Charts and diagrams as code
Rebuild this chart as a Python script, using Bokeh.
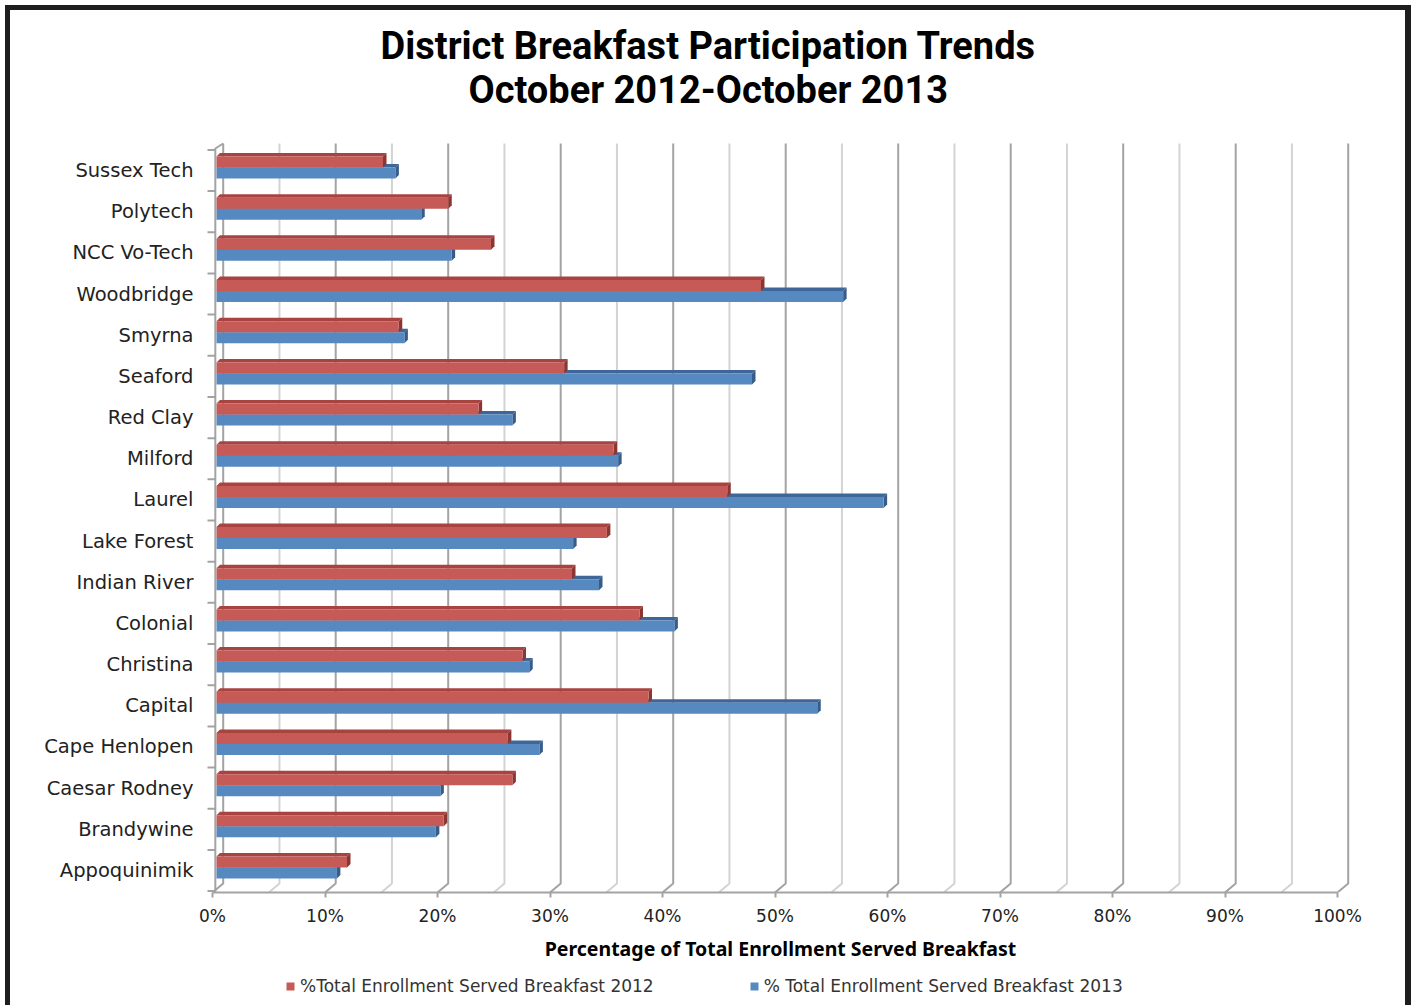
from bokeh.plotting import figure
from bokeh.layouts import column
from bokeh.models import ColumnDataSource, FixedTicker, Legend, LegendItem, Title, Range1d
from bokeh.transform import dodge
from bokeh.embed import file_html
from bokeh.resources import INLINE

# ---------------- data (bottom row first) ----------------
districts = ["Appoquinimik", "Brandywine", "Caesar Rodney", "Cape Henlopen", "Capital",
             "Christina", "Colonial", "Indian River", "Lake Forest", "Laurel", "Milford",
             "Red Clay", "Seaford", "Smyrna", "Woodbridge", "NCC Vo-Tech", "Polytech",
             "Sussex Tech"]
pct_2012 = [11.6, 20.2, 26.3, 25.9, 38.4, 27.2, 37.6, 31.6, 34.7, 45.4, 35.3,
            23.3, 30.9, 16.2, 48.4, 24.4, 20.6, 14.8]
pct_2013 = [10.7, 19.5, 19.9, 28.7, 53.4, 27.8, 40.7, 34.0, 31.7, 59.3, 35.7,
            26.3, 47.6, 16.7, 55.7, 20.9, 18.2, 15.9]
x_ticks = [0, 10, 20, 30, 40, 50, 60, 70, 80, 90, 100]
x_tick_labels = ["0%", "10%", "20%", "30%", "40%", "50%", "60%", "70%", "80%", "90%", "100%"]
grid_values = list(range(0, 101, 5))
series_names = ["%Total Enrollment Served Breakfast 2012",
                "% Total Enrollment Served Breakfast 2013"]
title_line1 = "District Breakfast Participation Trends"
title_line2 = "October 2012-October 2013"
x_title = "Percentage of Total Enrollment Served Breakfast"

# ---------------- geometry / style ----------------
PXX = 11.25      # px per percent
PXY = 41.176     # px per row
BAR_X0 = 4 / PXX
DDX = 3.5 / PXX
DDY = 3.5 / PXY
BAR_H = 11 / PXY
RED_C = (3 + 5.5) / PXY
BLUE_C = -(8 - 5.5) / PXY
BACK_DX = 10.7 / PXX
Y_BOT = -0.5343
Y_TOP = 17.850
BACK_TOP = 17.656
BACK_FLOOR = -0.316

RED, RED_TOP, RED_END = "#C55A56", "#A8433F", "#8C3633"
BLUE, BLUE_TOP, BLUE_END = "#5789C1", "#3F6698", "#385C8A"
GRID_MAJ, GRID_MIN = "#A3A3A3", "#D3D3D3"
FONT = "DejaVu Sans"

n = len(districts)
idx = list(range(n))
src = ColumnDataSource(dict(idx=idx, name=districts, v2012=pct_2012, v2013=pct_2013))

p = figure(frame_width=1160, frame_height=757, output_backend="svg", toolbar_location=None,
           x_range=Range1d(-12 / PXX, (1360 - 212) / PXX), y_range=Range1d(Y_BOT, Y_TOP),
           min_border_left=190, min_border_right=45, min_border_top=125, min_border_bottom=80,
           outline_line_color=None, background_fill_color="white", border_fill_color="white")
p.xgrid.visible = False
p.ygrid.visible = False

# ---------------- 3D walls and grid ----------------
maj_xs, maj_ys, min_xs, min_ys = [], [], [], []
for g in grid_values:
    xs = [g + BACK_DX, g + BACK_DX, g]
    ys = [BACK_TOP, BACK_FLOOR, Y_BOT]
    if g % 10 == 0:
        maj_xs.append(xs); maj_ys.append(ys)
    else:
        min_xs.append(xs); min_ys.append(ys)
p.multi_line(min_xs, min_ys, line_color=GRID_MIN, line_width=2)
p.multi_line(maj_xs, maj_ys, line_color=GRID_MAJ, line_width=2)

wall_x = 0.25
p.line([wall_x, wall_x, BACK_DX], [Y_BOT, BACK_TOP - 5 / PXY, BACK_TOP], line_color=GRID_MAJ, line_width=2)
tick_ys = [k - 0.5 for k in range(n + 1)]
p.multi_line([[-5 / PXX, wall_x] for _ in tick_ys], [[t, t] for t in tick_ys],
             line_color=GRID_MAJ, line_width=2)

# ---------------- bars ----------------
def faces(vals, c):
    tx, ty, ex, ey = [], [], [], []
    for i, v in enumerate(vals):
        x0, x1 = BAR_X0, v + BAR_X0
        b, t = i + c - BAR_H / 2, i + c + BAR_H / 2
        tx.append([x0, x1, x1 + DDX, x0 + DDX]); ty.append([t, t, t + DDY, t + DDY])
        ex.append([x1, x1, x1 + DDX, x1 + DDX]); ey.append([b, t, t + DDY, b + DDY])
    return tx, ty, ex, ey

btx, bty, bex, bey = faces(pct_2013, BLUE_C)
rtx, rty, rex, rey = faces(pct_2012, RED_C)

p.patches(btx, bty, fill_color=BLUE_TOP, line_color=None)
p.patches(bex, bey, fill_color=BLUE_END, line_color=None)
p.hbar(y=dodge("idx", BLUE_C), left=BAR_X0, right=dodge("v2013", BAR_X0),
       height=BAR_H, source=src, fill_color=BLUE, line_color=None)
p.patches(rtx, rty, fill_color=RED_TOP, line_color=None)
p.patches(rex, rey, fill_color=RED_END, line_color=None)
p.hbar(y=dodge("idx", RED_C), left=BAR_X0, right=dodge("v2012", BAR_X0),
       height=BAR_H, source=src, fill_color=RED, line_color=None)

# ---------------- axes ----------------
xa = p.xaxis[0]
xa.ticker = FixedTicker(ticks=x_ticks, minor_ticks=[])
xa.major_label_overrides = {t: l for t, l in zip(x_ticks, x_tick_labels)}
xa.bounds = (0, 100)
xa.axis_line_color = GRID_MAJ
xa.axis_line_width = 2
xa.major_tick_line_color = GRID_MAJ
xa.major_tick_line_width = 2
xa.major_tick_out = 5
xa.major_tick_in = 0
xa.minor_tick_line_color = None
xa.major_label_standoff = 8
xa.major_label_text_font = FONT
xa.major_label_text_font_size = "17px"
xa.major_label_text_color = "#222222"
xa.axis_label = x_title
xa.axis_label_text_font = "Noto Sans"
xa.axis_label_text_font_style = "bold"
xa.axis_label_text_font_size = "19.5px"
xa.axis_label_text_color = "#000000"
xa.axis_label_standoff = 6

ya = p.yaxis[0]
ya.ticker = FixedTicker(ticks=idx, minor_ticks=[])
ya.major_label_overrides = {i: d for i, d in zip(idx, districts)}
ya.axis_line_color = None
ya.major_tick_line_color = None
ya.minor_tick_line_color = None
ya.major_tick_out = 0
ya.major_tick_in = 0
ya.major_label_standoff = 7
ya.major_label_text_font = FONT
ya.major_label_text_font_size = "19.5px"
ya.major_label_text_color = "#222222"

# ---------------- title (two lines) ----------------
p.add_layout(Title(text=title_line2, align="left", offset=268, text_font="Roboto",
                   text_font_style="bold", text_font_size="38px", text_color="#000000",
                   standoff=47.5), "above")
p.add_layout(Title(text=title_line1, align="left", offset=180, text_font="Roboto",
                   text_font_style="bold", text_font_size="38px", text_color="#000000",
                   standoff=-52.5), "above")

# ---------------- legend strip (own small figure below the chart) ----------------
# same series drawn off-view here, so the legend keys carry the series colours
pl = figure(width=1395, height=33, output_backend="svg", toolbar_location=None,
            x_axis_type=None, y_axis_type=None, x_range=Range1d(0, 1), y_range=Range1d(100, 101),
            min_border=0, outline_line_color=None, background_fill_color="white",
            border_fill_color="white")
lg_red = pl.hbar(y="idx", left=0, right="v2012", height=0.5, source=src,
                 fill_color=RED, line_color=None)
lg_blue = pl.hbar(y="idx", left=0, right="v2013", height=0.5, source=src,
                  fill_color=BLUE, line_color=None)
legend = Legend(items=[LegendItem(label=series_names[0], renderers=[lg_red]),
                       LegendItem(label=series_names[1], renderers=[lg_blue])],
                orientation="horizontal", location=(85, 9),
                glyph_width=10, glyph_height=10, label_standoff=5, spacing=95,
                padding=0, margin=0, border_line_color=None, background_fill_alpha=0,
                label_text_font=FONT, label_text_font_size="17px", label_text_color="#333333")
pl.add_layout(legend, "center")

page = column(p, pl, spacing=0)
page.styles = {"margin-left": "5px", "margin-top": "5px",
               "border-left": "5px solid #1E1E1E", "border-top": "5px solid #1E1E1E",
               "border-right": "6px solid #1E1E1E"}

open("out.html", "w").write(file_html(page, INLINE))
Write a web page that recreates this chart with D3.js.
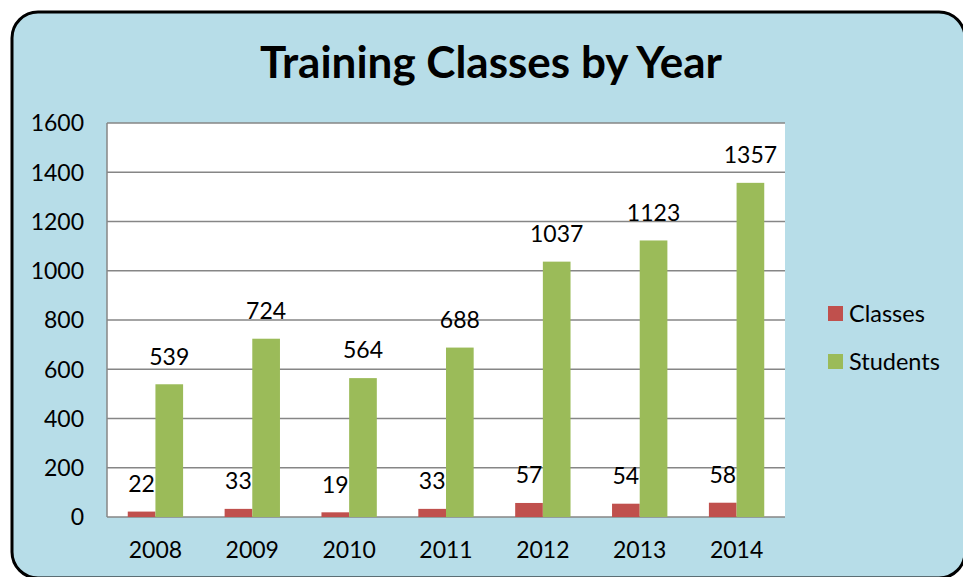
<!DOCTYPE html>
<html>
<head>
<meta charset="utf-8">
<script src="https://cdn.jsdelivr.net/npm/d3@7"></script>
<style>
  body { margin: 0; background: #fff; }
  text { font-family: Lato, "Open Sans", sans-serif; fill: #000; }
</style>
</head>
<body>
<div id="chart"></div>
<script>
// Data
const years = ['2008', '2009', '2010', '2011', '2012', '2013', '2014'];
const classes = [22, 33, 19, 33, 57, 54, 58];
const students = [539, 724, 564, 688, 1037, 1123, 1357];
const yTicks = [0, 200, 400, 600, 800, 1000, 1200, 1400, 1600];
const seriesNames = ['Classes', 'Students'];

const colors = { Classes: '#c0504d', Students: '#9bbb59' };

const W = 963, H = 577;
const plot = { left: 107, top: 123, right: 785, bottom: 517 };

const svg = d3.select('#chart').append('svg')
  .attr('width', W)
  .attr('height', H);

// Chart background with rounded border
svg.append('rect')
  .attr('x', 12).attr('y', 12)
  .attr('width', 953).attr('height', 566)
  .attr('rx', 26).attr('ry', 26)
  .style('fill', '#b7dde8')
  .style('stroke', '#000')
  .style('stroke-width', 3);

// Title
svg.append('text')
  .attr('x', 491).attr('y', 78)
  .style('text-anchor', 'middle')
  .style('font-size', '44px')
  .style('font-weight', 'bold')
  .text('Training Classes by Year');

// Plot area
svg.append('rect')
  .attr('x', plot.left).attr('y', plot.top)
  .attr('width', plot.right - plot.left)
  .attr('height', plot.bottom - plot.top)
  .style('fill', '#fff');

const x = d3.scaleBand()
  .domain(years)
  .range([plot.left, plot.right]);

const y = d3.scaleLinear()
  .domain([0, 1600])
  .range([plot.bottom, plot.top]);

// gap width 150% like the spreadsheet chart
const barW = x.bandwidth() / 3.5;

// Gridlines
svg.append('g')
  .selectAll('line')
  .data(yTicks)
  .enter().append('line')
  .attr('x1', plot.left).attr('x2', plot.right)
  .attr('y1', d => y(d)).attr('y2', d => y(d))
  .style('stroke', '#868686')
  .style('stroke-width', 1.5);

// Axis lines
svg.append('line')
  .attr('x1', plot.left).attr('x2', plot.left)
  .attr('y1', plot.top).attr('y2', plot.bottom)
  .style('stroke', '#868686').style('stroke-width', 1.5);

// Y axis labels
svg.append('g')
  .selectAll('text')
  .data(yTicks)
  .enter().append('text')
  .attr('x', 84)
  .attr('y', d => y(d))
  .attr('dy', '0.36em')
  .style('text-anchor', 'end')
  .style('font-size', '23px')
  .text(d => d);

// X axis labels
svg.append('g')
  .selectAll('text')
  .data(years)
  .enter().append('text')
  .attr('x', d => x(d) + x.bandwidth() / 2)
  .attr('y', 550)
  .attr('dy', '0.36em')
  .style('text-anchor', 'middle')
  .style('font-size', '23px')
  .text(d => d);

// Bars and labels
const series = [classes, students];
series.forEach((vals, si) => {
  const name = seriesNames[si];
  const g = svg.append('g').attr('class', 'series-' + name.toLowerCase());
  const bx = (d, i) => x(years[i]) + x.bandwidth() / 2 - barW + si * barW;

  g.selectAll('rect')
    .data(vals)
    .enter().append('rect')
    .attr('x', bx)
    .attr('y', d => y(d))
    .attr('width', barW)
    .attr('height', d => plot.bottom - y(d))
    .style('fill', colors[name]);

  g.selectAll('text')
    .data(vals)
    .enter().append('text')
    .attr('x', (d, i) => bx(d, i) + barW / 2)
    .attr('y', d => y(d) - 28)
    .attr('dy', '0.36em')
    .style('text-anchor', 'middle')
    .style('font-size', '23px')
    .text(d => d);
});

// Legend
const legend = svg.selectAll('.legend')
  .data(seriesNames)
  .enter().append('g')
  .attr('class', 'legend')
  .attr('transform', (d, i) => `translate(828, ${306 + i * 48})`);

legend.append('rect')
  .attr('width', 15).attr('height', 15)
  .style('fill', d => colors[d]);

legend.append('text')
  .attr('x', 21).attr('y', 8)
  .attr('dy', '0.36em')
  .style('font-size', '23.5px')
  .text(d => d);
</script>
</body>
</html>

AIM OF THE EXERCISE: From the opening line of the listing above through the line bearing "of Total Enrollment", repeat each line exactly. Drop every picture.

FULL OUTPUT:
Rebuild this chart as a Python script, using Bokeh.
from bokeh.plotting import figure
from bokeh.layouts import column
from bokeh.models import ColumnDataSource, FixedTicker, Legend, LegendItem, Title, Range1d
from bokeh.transform import dodge
from bokeh.embed import file_html
from bokeh.resources import INLINE

# ---------------- data (bottom row first) ----------------
districts = ["Appoquinimik", "Brandywine", "Caesar Rodney", "Cape Henlopen", "Capital",
             "Christina", "Colonial", "Indian River", "Lake Forest", "Laurel", "Milford",
             "Red Clay", "Seaford", "Smyrna", "Woodbridge", "NCC Vo-Tech", "Polytech",
             "Sussex Tech"]
pct_2012 = [11.6, 20.2, 26.3, 25.9, 38.4, 27.2, 37.6, 31.6, 34.7, 45.4, 35.3,
            23.3, 30.9, 16.2, 48.4, 24.4, 20.6, 14.8]
pct_2013 = [10.7, 19.5, 19.9, 28.7, 53.4, 27.8, 40.7, 34.0, 31.7, 59.3, 35.7,
            26.3, 47.6, 16.7, 55.7, 20.9, 18.2, 15.9]
x_ticks = [0, 10, 20, 30, 40, 50, 60, 70, 80, 90, 100]
x_tick_labels = ["0%", "10%", "20%", "30%", "40%", "50%", "60%", "70%", "80%", "90%", "100%"]
grid_values = list(range(0, 101, 5))
series_names = ["%Total Enrollment Served Breakfast 2012",
                "% Total Enrollment Served Breakfast 2013"]
title_line1 = "District Breakfast Participation Trends"
title_line2 = "October 2012-October 2013"
x_title = "Percentage of Total Enrollment Served Breakfast"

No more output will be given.